Dataset: CIFAR-10 (10 classes of images).
Salience Partition:
- High Salience ($S = 1.0$): Classes 0-4 (e.g., Airplane, Auto, Bird, Cat, Deer).
- Low Salience ($S = 0.1$): Classes 5-9 (e.g., Dog, Frog, Horse, Ship, Truck).
Dopamine Conditions: Three trials were run with $D = [0.5, 1.0, 1.5]$ representing Low (Fatigue), Normal, and High (Stimulated) states.

3. Results

The experiment revealed distinct learning trajectories based on the interaction between Salience and Dopamine.

3.1 The Salience Gap

In all conditions, High-Salience classes were learned significantly faster than Low-Salience classes. Even at Epoch 1, High-Salience accuracy averaged ~64%, while Low-Salience accuracy hovered near ~12% (random chance). This validates the model's ability to prioritize information based on assigned value.

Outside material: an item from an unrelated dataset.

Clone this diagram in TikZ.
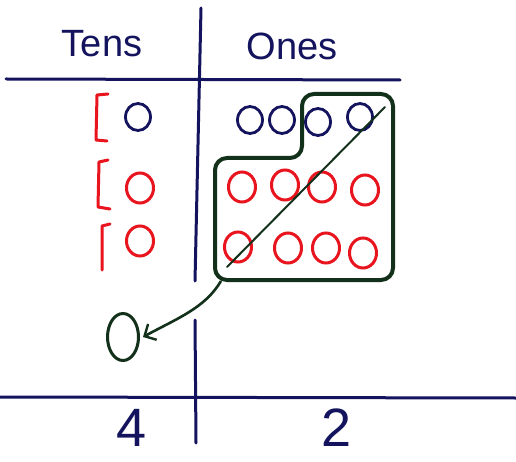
\documentclass[tikz,border=0pt]{standalone}
\usepackage{fontspec}
\setmainfont{Liberation Sans}
\usetikzlibrary{arrows.meta,shapes.geometric}
\definecolor{ink}{HTML}{14145E}
\definecolor{redink}{HTML}{E8141E}
\definecolor{greenink}{HTML}{12301A}
\begin{document}
\begin{tikzpicture}[x=1pt,y=-1pt,
  rule/.style={draw=ink,line width=3pt,line cap=round},
  head/.style={text=ink,font=\fontsize{38}{42}\selectfont,anchor=base,inner sep=0pt},
  digit/.style={text=ink,font=\fontsize{54}{60}\selectfont,anchor=base,inner sep=0pt},
  blueo/.style={ellipse,draw=ink,line width=2.8pt,minimum width=25pt,minimum height=27pt,inner sep=0pt},
  redo/.style={ellipse,draw=redink,line width=3pt,minimum width=27pt,minimum height=30pt,inner sep=0pt},
  brack/.style={draw=redink,line width=3pt,line cap=round,line join=round},
  group/.style={draw=greenink,line width=4pt,rounded corners=12pt,line join=round},
  cross/.style={draw=greenink,line width=2pt,line cap=round},
  carry/.style={draw=greenink,line width=2.6pt,-{Straight Barb[length=9pt,width=18pt,line width=2.4pt]}}]
\useasboundingbox (0,0) rectangle (516,462);
\fill[white] (0,0) rectangle (516,462);

% column frame
\draw[rule] (201,8) -- (195,281);
\draw[rule] (195,320) -- (196,443);
\draw[rule] (6,79) -- (400,80);
\draw[rule] (0,397) -- (516,398);

% headings
\node[head] (tens) at (102,57) {Tens};
\node[head] (ones) at (292,60) {Ones};

% tens column: brackets and rods
\draw[brack] (108,94) -- (97,95) -- (96,140) -- (107,141);
\draw[brack] (108,160) -- (99,162) -- (98,207) -- (110,209);
\draw[brack] (110,224) -- (102,226) -- (102,270);
\node[blueo] (t1) at (138,117) {};
\node[redo] (t2) at (140,188) {};
\node[redo] (t3) at (140,241) {};

% ones column
\node[blueo] (o1) at (250,120) {};
\node[blueo] (o2) at (282,120) {};
\node[blueo] (o3) at (318,122) {};
\node[blueo] (o4) at (360,117) {};
\node[redo] (r1) at (242,187) {};
\node[redo] (r2) at (285,185) {};
\node[redo] (r3) at (322,187) {};
\node[redo] (r4) at (365,190) {};
\node[redo] (s1) at (238,247) {};
\node[redo] (s2) at (288,248) {};
\node[redo] (s3) at (326,248) {};
\node[redo] (s4) at (363,253) {};

% group of ten, crossed out
\draw[group] (302,94) -- (393,94) -- (393,280) -- (215,280) -- (215,158) -- (302,158) -- cycle;
\coordinate (xa) at (227,267);
\coordinate (xb) at (385,107);
\draw[cross] (xa) -- (xb);

% carried ten
\node[ellipse,draw=greenink,line width=3pt,minimum width=31pt,minimum height=47pt,inner sep=0pt] (zero) at (123,337) {};
\coordinate (corner) at (221,281);
\draw[carry] (corner) .. controls (205,308) and (178,318) .. ([xshift=3pt]zero.east);

% result digits
\node[digit] (four) at (132,446) {4};
\node[digit] (two) at (337,446) {2};
\end{tikzpicture}
\end{document}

3.2 The "Dopamine Floor" Effect

The critical finding of this study is the differential impact of Dopamine on the two groups:

Dopamine Level	High-Salience Accuracy (Final)	Low-Salience Accuracy (Final)
0.5 (Low)	76.2%	62.0%
1.0 (Normal)	76.1%	64.4%
1.5 (High)	76.2%	66.8%

High Salience is Dopamine-Inelastic: Increasing dopamine from 0.5 to 1.5 had almost no effect on the retention of interesting classes (~76% flat). The intrinsic salience weight ($S = 1.0$) provided sufficient signal strength regardless of global state.
Low Salience is Dopamine-Elastic: Increasing dopamine significantly improved the retention of "boring" classes. The High-Dopamine state effectively compensated for the lack of interest, forcing the network to learn patterns it would otherwise ignore.

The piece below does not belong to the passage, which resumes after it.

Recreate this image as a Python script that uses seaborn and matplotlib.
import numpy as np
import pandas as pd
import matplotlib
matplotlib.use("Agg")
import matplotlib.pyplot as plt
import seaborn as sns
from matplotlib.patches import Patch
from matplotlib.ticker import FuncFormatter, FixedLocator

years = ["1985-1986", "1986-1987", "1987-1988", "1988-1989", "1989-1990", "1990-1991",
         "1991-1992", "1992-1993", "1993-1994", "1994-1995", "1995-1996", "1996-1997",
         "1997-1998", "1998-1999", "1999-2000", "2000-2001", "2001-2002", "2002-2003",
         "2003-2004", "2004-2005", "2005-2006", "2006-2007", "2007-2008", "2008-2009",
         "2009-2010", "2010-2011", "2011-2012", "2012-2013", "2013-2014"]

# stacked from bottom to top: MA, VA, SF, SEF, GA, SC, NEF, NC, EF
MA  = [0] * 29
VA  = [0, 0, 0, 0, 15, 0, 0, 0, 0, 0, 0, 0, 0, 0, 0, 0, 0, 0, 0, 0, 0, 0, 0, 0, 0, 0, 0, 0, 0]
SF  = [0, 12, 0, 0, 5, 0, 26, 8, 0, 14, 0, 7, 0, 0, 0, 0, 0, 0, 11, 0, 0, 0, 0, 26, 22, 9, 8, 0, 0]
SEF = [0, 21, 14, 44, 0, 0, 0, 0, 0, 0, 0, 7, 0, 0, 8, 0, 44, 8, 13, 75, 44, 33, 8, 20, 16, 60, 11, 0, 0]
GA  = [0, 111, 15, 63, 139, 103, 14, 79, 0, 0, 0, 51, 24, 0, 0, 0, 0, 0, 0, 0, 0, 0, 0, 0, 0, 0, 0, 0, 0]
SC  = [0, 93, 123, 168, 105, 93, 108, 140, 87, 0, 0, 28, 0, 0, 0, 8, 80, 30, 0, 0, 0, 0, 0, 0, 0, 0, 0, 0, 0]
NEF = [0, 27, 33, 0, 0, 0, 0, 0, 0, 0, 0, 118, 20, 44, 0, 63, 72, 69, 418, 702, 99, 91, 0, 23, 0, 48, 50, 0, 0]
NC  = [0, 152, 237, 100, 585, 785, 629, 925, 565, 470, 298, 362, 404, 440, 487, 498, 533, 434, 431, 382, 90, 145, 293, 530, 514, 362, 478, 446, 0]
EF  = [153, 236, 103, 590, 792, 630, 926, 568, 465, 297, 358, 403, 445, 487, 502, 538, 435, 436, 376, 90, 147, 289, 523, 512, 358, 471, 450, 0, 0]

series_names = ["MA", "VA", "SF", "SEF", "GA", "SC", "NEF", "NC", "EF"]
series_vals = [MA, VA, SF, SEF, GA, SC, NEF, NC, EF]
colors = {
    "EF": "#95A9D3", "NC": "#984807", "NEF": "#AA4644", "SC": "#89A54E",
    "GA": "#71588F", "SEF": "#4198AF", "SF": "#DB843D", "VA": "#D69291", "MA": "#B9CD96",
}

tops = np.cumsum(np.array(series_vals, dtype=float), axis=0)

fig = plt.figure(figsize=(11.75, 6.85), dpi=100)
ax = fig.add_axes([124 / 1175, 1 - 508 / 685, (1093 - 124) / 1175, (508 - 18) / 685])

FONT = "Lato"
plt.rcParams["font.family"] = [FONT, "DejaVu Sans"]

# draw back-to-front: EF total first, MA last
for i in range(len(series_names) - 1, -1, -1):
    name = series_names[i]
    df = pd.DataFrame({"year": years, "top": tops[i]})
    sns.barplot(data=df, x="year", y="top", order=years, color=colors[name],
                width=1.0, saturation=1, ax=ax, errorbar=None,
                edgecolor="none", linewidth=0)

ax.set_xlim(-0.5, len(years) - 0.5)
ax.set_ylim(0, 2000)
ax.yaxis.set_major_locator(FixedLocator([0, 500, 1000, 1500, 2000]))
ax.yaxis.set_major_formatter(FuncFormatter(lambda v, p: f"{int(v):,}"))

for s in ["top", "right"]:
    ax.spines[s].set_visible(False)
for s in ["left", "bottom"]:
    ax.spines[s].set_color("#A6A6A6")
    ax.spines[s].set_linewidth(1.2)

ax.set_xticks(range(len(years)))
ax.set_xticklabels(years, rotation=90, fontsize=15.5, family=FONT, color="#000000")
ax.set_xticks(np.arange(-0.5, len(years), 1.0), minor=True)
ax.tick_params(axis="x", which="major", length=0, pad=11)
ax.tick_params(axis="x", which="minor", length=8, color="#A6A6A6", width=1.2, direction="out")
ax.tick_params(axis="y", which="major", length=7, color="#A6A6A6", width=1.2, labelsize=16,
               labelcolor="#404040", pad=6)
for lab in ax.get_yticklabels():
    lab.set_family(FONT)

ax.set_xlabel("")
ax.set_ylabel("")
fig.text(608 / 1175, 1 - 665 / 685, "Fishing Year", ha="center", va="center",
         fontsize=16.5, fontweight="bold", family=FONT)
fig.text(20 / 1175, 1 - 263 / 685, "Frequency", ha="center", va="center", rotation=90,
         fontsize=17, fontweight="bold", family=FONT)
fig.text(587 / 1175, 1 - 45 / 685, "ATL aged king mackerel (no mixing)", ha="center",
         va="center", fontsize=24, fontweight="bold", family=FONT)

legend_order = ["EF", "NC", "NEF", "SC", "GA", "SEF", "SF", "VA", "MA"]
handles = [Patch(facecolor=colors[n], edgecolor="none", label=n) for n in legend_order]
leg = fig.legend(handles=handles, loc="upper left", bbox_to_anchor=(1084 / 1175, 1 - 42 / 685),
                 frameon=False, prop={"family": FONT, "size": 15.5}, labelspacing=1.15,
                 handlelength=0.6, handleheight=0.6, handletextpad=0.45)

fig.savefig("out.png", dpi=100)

Impact of Dopamine on High vs Low Salience Learning — **Figure 1:** Learning dynamics under different dopamine conditions.

4. Discussion

4.1 "Boredom" as a Computational Penalty

The results quantitatively model the subjective experience of boredom. Under Low Dopamine conditions (D=0.5), the gradient updates for Low-Salience items were so small ($0.1 \times 0.5 = 0.05$) that the model required massive repetition (15 Epochs) to achieve what it achieved in 1 Epoch for High-Salience items.

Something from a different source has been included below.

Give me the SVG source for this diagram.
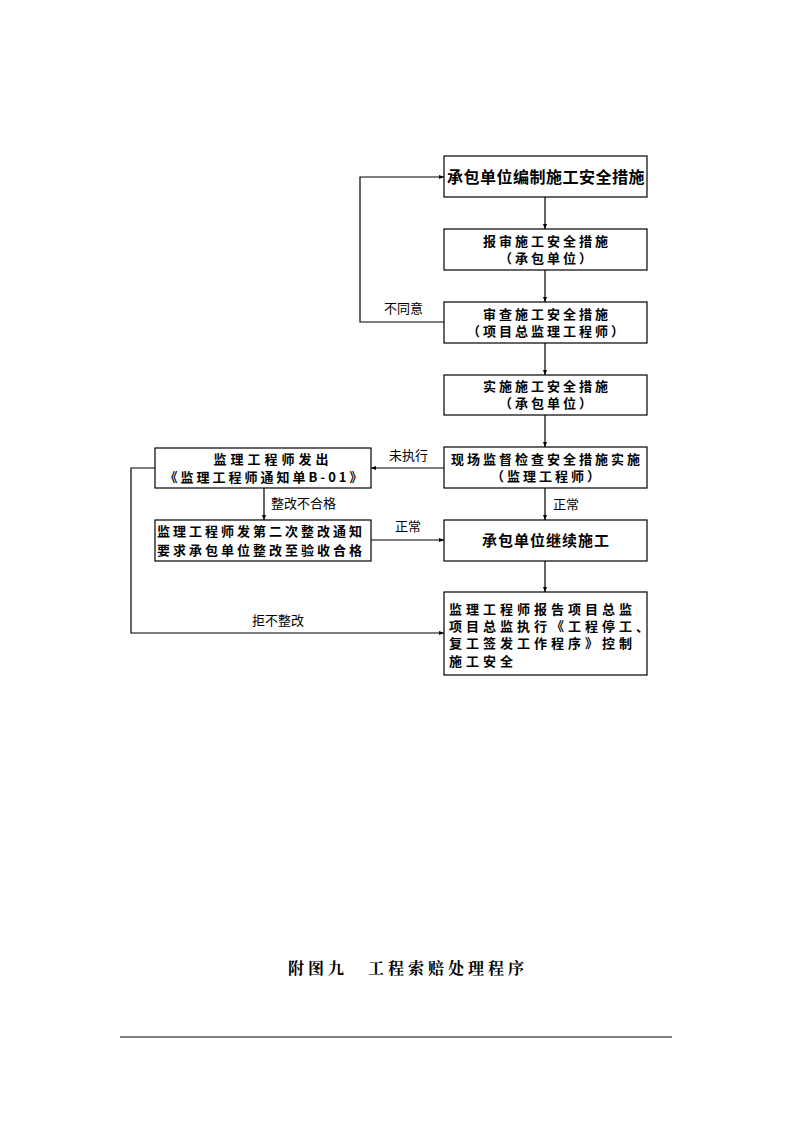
<svg xmlns="http://www.w3.org/2000/svg" width="794" height="1123" viewBox="0 0 794 1123">
<defs>
<marker id="ah" viewBox="0 0 10 10" refX="10" refY="5" markerWidth="5" markerHeight="5" orient="auto" markerUnits="userSpaceOnUse">
<path d="M0,1 L10,5 L0,9 z" fill="#000"/>
</marker>
<style>
.box{fill:#fff;stroke:#000;stroke-width:1.2}
.t{font-family:"Noto Sans CJK SC","Noto Sans CJK JP",sans-serif;font-weight:bold;font-size:13px;letter-spacing:3px;fill:#000}
.tc{text-anchor:middle}
.big{font-size:16px;letter-spacing:0.5px}
.w4{letter-spacing:4px}
.lbl{font-family:"Noto Sans CJK SC",sans-serif;font-size:13px;fill:#000}
.c{fill:none;stroke:#000;stroke-width:1.2}
.cap{font-family:"Noto Serif CJK SC","Noto Sans CJK SC",serif;font-weight:bold;font-size:16px;fill:#000;letter-spacing:4px}
</style>
</defs>
<rect width="794" height="1123" fill="#fff"/>
<g id="n1"><rect class="box" x="444" y="156" width="203" height="41"/><text class="t tc big" x="546" y="183">承包单位编制施工安全措施</text></g>
<g id="n2"><rect class="box" x="444" y="229" width="203" height="41"/><text class="t tc" x="547" y="246">报审施工安全措施</text><text class="t tc" x="547" y="263">（承包单位）</text></g>
<g id="n3"><rect class="box" x="444" y="302" width="203" height="41"/><text class="t tc" x="547" y="319">审查施工安全措施</text><text class="t tc" x="547" y="336">（项目总监理工程师）</text></g>
<g id="n4"><rect class="box" x="444" y="375" width="203" height="40"/><text class="t tc" x="547" y="391">实施施工安全措施</text><text class="t tc" x="547" y="408">（承包单位）</text></g>
<g id="n5"><rect class="box" x="444" y="447" width="203" height="41"/><text class="t tc" x="547" y="464">现场监督检查安全措施实施</text><text class="t tc" x="547" y="481">（监理工程师）</text></g>
<g id="n6"><rect class="box" x="444" y="520" width="203" height="41"/><text class="t tc" x="546" y="546" style="font-size:15px;letter-spacing:1px">承包单位继续施工</text></g>
<g id="n7"><rect class="box" x="444" y="592" width="203" height="83"/>
<text class="t w4" x="449" y="614">监理工程师报告项目总监</text>
<text class="t w4" x="449" y="631">项目总监执行《工程停工、</text>
<text class="t w4" x="449" y="648">复工签发工作程序》控制</text>
<text class="t w4" x="449" y="666">施工安全</text></g>
<g id="nA"><rect class="box" x="155" y="448" width="216" height="40"/><text class="t tc w4" x="273" y="464">监理工程师发出</text><text class="t tc" x="265" y="482">《监理工程师通知单B-01》</text></g>
<g id="nB"><rect class="box" x="155" y="520" width="216" height="41"/><text class="t" x="157" y="536">监理工程师发第二次整改通知</text><text class="t" x="157" y="555">要求承包单位整改至验收合格</text></g>
<g id="connectors">
<line class="c" x1="545" y1="197" x2="545" y2="229" marker-end="url(#ah)"/>
<line class="c" x1="545" y1="270" x2="545" y2="302" marker-end="url(#ah)"/>
<line class="c" x1="545" y1="343" x2="545" y2="375" marker-end="url(#ah)"/>
<line class="c" x1="545" y1="415" x2="545" y2="447" marker-end="url(#ah)"/>
<line class="c" x1="545" y1="488" x2="545" y2="520" marker-end="url(#ah)"/>
<line class="c" x1="545" y1="561" x2="545" y2="592" marker-end="url(#ah)"/>
<polyline class="c" points="444,322 360,322 360,177 444,177" marker-end="url(#ah)"/>
<line class="c" x1="444" y1="468" x2="371" y2="468" marker-end="url(#ah)"/>
<line class="c" x1="264" y1="488" x2="264" y2="520" marker-end="url(#ah)"/>
<line class="c" x1="371" y1="540" x2="444" y2="540" marker-end="url(#ah)"/>
<polyline class="c" points="155,468 131,468 131,633 444,633" marker-end="url(#ah)"/>
<text class="lbl" x="384" y="313">不同意</text>
<text class="lbl" x="389" y="460">未执行</text>
<text class="lbl" x="271" y="508">整改不合格</text>
<text class="lbl" x="395" y="531">正常</text>
<text class="lbl" x="553" y="509">正常</text>
<text class="lbl" x="252" y="625">拒不整改</text>
</g>
<text class="cap" x="288" y="974">附图九　工程索赔处理程序</text>
<line x1="120" y1="1037" x2="672" y2="1037" stroke="#000" stroke-width="1.2"/>
</svg>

4.2 Implications for Cognitive Modeling

These findings suggest that Dopamine acts as a floor-raiser, not a ceiling-raiser. In educational or cognitive contexts, increased motivation (or medication) creates the most significant performance gains in subjects the learner finds uninteresting. For subjects of high intrinsic interest, the "Salience" signal is already sufficient to saturate the learning rate.

5. Conclusion

By integrating Surprisal and Relevance into the loss function, we created a neural network that mimics biological resource allocation. The model demonstrates that interest (Salience) is the primary driver of memory, but state (Dopamine) is the critical regulator that determines whether "boring" information can be retained.

The code for this experiment is available on GitHub.